Task goal
Lines containing the word "this" should be extracted in full.

═══ Given records

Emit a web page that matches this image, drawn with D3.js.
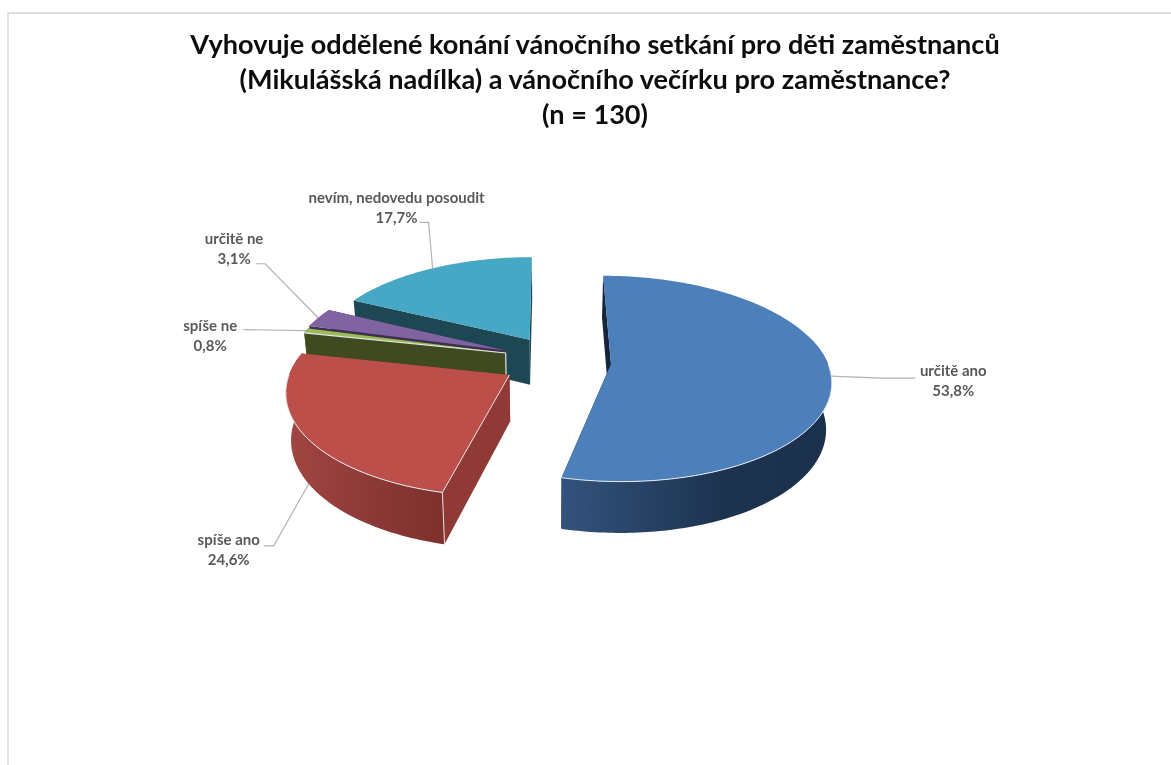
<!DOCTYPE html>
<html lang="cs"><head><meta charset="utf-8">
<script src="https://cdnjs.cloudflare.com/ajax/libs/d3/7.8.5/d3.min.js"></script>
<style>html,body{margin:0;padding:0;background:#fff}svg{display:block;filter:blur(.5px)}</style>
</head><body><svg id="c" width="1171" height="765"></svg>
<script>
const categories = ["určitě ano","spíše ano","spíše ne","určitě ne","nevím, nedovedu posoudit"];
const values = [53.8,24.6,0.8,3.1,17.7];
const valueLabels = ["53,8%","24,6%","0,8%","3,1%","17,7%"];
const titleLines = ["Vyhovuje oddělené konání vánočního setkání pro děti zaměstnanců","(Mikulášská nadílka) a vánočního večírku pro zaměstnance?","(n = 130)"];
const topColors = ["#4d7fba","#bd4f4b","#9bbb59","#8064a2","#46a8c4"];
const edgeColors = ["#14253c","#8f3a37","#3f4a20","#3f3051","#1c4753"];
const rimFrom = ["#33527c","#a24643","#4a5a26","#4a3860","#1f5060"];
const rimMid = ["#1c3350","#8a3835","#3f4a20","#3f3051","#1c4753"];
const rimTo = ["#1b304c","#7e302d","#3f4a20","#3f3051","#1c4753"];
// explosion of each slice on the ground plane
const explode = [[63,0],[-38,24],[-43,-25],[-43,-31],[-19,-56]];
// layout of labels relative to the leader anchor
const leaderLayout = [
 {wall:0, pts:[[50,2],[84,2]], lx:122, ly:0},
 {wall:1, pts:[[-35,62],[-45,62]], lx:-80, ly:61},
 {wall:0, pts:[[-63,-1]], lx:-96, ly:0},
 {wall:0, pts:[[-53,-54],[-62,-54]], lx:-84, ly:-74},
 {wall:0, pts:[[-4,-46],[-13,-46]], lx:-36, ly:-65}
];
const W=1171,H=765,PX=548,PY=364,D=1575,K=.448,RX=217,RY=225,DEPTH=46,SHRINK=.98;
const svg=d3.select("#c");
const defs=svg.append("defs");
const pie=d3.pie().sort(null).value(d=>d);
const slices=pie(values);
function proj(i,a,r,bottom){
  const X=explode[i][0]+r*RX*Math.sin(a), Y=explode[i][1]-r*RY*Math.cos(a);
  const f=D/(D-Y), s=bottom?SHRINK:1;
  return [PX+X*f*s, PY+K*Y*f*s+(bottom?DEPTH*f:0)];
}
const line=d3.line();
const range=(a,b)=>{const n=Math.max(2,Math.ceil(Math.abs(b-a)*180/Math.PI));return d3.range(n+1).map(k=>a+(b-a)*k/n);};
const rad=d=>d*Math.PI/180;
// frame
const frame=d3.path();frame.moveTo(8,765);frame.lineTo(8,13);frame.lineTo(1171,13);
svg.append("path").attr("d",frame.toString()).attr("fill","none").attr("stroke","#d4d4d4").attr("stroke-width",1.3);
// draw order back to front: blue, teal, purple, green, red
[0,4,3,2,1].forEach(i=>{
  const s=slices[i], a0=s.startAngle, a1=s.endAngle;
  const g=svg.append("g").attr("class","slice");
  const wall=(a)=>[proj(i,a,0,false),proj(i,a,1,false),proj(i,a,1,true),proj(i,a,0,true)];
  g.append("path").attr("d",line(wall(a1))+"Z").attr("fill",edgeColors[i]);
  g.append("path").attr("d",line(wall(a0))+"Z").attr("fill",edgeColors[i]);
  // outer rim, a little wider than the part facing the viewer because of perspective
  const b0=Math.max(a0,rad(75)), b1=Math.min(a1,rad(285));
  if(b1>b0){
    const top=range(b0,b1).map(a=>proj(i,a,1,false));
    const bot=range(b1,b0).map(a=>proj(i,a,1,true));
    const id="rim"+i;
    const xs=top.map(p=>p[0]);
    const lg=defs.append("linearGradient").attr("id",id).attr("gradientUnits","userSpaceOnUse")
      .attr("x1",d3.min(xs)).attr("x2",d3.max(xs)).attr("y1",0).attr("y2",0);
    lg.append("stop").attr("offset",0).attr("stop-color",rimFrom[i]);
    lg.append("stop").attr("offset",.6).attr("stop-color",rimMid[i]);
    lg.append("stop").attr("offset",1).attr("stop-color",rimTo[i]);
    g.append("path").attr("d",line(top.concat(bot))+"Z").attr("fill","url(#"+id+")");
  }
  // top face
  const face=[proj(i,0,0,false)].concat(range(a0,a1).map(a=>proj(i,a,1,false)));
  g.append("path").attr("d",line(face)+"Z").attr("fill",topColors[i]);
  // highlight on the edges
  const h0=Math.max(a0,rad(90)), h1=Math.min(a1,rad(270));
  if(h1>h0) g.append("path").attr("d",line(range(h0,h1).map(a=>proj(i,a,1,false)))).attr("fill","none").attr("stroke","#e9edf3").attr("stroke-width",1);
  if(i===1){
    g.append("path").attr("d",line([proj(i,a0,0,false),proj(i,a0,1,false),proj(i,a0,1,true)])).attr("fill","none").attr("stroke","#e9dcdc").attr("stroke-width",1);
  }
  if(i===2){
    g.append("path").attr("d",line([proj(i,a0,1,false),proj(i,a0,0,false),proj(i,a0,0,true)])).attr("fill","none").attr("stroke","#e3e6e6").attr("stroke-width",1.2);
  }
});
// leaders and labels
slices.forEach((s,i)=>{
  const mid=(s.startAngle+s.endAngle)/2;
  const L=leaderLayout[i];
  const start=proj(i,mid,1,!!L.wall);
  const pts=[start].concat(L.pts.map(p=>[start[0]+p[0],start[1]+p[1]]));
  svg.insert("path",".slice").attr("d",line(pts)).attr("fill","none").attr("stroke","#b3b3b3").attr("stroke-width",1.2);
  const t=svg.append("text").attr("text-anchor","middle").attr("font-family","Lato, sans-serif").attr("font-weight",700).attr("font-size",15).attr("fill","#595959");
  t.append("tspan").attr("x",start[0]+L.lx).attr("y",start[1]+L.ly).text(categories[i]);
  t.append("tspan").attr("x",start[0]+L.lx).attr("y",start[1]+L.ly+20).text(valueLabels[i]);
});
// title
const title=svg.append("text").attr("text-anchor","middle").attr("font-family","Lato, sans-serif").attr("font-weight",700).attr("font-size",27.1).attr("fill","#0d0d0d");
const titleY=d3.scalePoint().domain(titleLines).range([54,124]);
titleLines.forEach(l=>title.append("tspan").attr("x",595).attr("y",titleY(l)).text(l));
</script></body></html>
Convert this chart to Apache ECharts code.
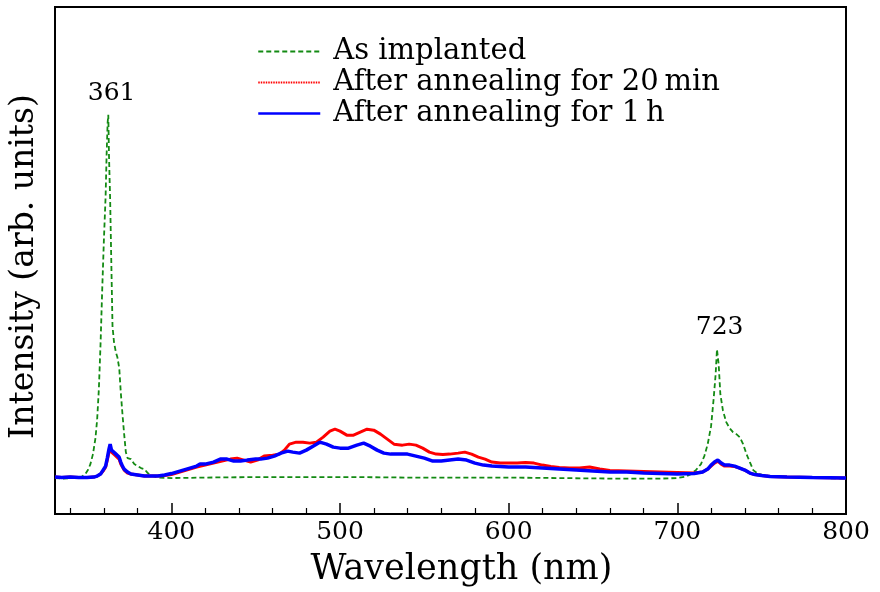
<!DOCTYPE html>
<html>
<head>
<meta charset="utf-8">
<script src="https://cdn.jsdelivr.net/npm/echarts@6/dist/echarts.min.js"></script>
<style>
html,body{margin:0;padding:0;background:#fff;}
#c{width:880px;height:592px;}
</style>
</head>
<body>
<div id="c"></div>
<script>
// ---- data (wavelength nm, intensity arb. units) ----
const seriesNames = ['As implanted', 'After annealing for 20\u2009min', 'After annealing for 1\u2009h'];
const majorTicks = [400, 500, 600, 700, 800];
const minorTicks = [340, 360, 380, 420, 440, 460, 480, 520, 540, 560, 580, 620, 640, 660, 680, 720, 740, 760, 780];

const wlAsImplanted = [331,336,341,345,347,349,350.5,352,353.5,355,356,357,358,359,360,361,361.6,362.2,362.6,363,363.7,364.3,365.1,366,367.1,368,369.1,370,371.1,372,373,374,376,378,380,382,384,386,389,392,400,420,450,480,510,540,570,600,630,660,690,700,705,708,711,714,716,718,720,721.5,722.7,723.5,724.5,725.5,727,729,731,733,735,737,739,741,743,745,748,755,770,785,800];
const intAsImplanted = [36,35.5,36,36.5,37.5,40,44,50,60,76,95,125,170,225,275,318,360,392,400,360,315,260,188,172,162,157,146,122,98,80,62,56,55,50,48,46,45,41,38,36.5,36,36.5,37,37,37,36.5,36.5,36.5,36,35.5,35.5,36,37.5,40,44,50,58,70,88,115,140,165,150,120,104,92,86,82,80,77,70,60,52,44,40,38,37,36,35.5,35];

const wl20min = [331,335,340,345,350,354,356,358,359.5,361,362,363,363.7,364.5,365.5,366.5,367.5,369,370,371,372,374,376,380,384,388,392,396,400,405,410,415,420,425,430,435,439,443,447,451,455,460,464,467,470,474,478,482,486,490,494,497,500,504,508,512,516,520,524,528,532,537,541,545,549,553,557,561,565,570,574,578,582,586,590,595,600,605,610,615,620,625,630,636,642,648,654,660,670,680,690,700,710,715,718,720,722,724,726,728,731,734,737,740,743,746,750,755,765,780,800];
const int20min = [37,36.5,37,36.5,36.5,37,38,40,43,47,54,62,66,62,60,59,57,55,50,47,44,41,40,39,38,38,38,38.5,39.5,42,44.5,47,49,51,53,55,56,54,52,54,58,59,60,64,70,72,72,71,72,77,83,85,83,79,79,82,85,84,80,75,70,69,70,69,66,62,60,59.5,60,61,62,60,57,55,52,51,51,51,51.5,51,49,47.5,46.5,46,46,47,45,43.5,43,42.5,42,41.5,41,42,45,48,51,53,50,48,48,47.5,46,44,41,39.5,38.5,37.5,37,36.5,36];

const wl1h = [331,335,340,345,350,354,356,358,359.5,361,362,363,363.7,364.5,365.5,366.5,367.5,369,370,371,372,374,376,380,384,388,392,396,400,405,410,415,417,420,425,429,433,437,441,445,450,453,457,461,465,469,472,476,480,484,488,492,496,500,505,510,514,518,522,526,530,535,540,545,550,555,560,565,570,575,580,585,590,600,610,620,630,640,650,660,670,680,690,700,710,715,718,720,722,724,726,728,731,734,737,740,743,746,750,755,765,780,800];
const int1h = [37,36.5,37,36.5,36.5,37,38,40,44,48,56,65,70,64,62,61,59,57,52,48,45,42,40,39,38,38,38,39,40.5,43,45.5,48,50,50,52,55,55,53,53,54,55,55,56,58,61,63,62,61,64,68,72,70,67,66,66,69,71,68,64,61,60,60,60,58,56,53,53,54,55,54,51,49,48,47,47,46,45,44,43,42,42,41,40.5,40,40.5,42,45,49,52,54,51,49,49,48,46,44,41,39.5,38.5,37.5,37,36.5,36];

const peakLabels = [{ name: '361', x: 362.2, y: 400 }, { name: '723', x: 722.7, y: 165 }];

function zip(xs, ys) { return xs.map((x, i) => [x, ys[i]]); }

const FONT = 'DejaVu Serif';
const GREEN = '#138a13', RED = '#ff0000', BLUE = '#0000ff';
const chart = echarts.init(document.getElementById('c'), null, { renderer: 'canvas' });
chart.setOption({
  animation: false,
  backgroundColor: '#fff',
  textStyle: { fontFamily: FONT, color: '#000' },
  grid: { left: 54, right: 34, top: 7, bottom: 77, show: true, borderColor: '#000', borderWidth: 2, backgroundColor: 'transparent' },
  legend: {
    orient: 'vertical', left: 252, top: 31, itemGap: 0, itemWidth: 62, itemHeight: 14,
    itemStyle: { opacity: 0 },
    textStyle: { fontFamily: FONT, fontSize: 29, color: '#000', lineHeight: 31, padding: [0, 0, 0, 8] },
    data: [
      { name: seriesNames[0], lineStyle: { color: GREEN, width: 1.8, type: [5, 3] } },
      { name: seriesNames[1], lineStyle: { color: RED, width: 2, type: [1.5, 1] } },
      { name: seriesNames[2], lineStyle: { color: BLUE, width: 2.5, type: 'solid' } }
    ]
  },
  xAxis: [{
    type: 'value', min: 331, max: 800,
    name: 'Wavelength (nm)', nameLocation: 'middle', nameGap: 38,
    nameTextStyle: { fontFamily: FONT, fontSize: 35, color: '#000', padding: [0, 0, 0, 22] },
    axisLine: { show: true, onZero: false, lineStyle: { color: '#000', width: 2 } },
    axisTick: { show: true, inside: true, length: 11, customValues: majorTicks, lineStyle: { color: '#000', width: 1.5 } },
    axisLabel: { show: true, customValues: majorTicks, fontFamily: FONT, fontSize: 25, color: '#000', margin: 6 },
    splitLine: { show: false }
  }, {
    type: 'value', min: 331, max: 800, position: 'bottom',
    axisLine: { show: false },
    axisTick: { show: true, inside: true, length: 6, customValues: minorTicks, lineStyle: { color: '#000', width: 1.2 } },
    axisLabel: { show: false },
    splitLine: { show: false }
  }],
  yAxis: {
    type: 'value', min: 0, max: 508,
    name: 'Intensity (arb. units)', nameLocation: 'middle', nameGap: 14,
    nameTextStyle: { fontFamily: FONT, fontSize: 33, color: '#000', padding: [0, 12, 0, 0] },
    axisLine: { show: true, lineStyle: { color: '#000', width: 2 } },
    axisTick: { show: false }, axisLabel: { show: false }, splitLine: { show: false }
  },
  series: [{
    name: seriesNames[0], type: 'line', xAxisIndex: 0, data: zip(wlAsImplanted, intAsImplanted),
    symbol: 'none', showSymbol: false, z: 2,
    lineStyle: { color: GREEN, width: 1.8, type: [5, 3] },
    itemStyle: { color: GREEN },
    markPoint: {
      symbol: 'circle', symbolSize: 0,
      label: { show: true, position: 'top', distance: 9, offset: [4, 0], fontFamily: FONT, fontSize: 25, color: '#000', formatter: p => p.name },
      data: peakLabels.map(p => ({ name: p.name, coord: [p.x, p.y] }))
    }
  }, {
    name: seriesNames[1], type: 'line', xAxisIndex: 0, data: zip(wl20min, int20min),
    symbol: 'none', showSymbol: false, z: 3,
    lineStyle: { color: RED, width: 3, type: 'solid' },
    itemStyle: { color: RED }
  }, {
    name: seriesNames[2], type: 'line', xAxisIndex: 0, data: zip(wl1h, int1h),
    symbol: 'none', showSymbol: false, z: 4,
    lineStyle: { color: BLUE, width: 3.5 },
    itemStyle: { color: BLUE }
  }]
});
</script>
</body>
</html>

══════

Response
Emit a web page that matches this image, drawn with D3.js.
Convert this chart to Apache ECharts code.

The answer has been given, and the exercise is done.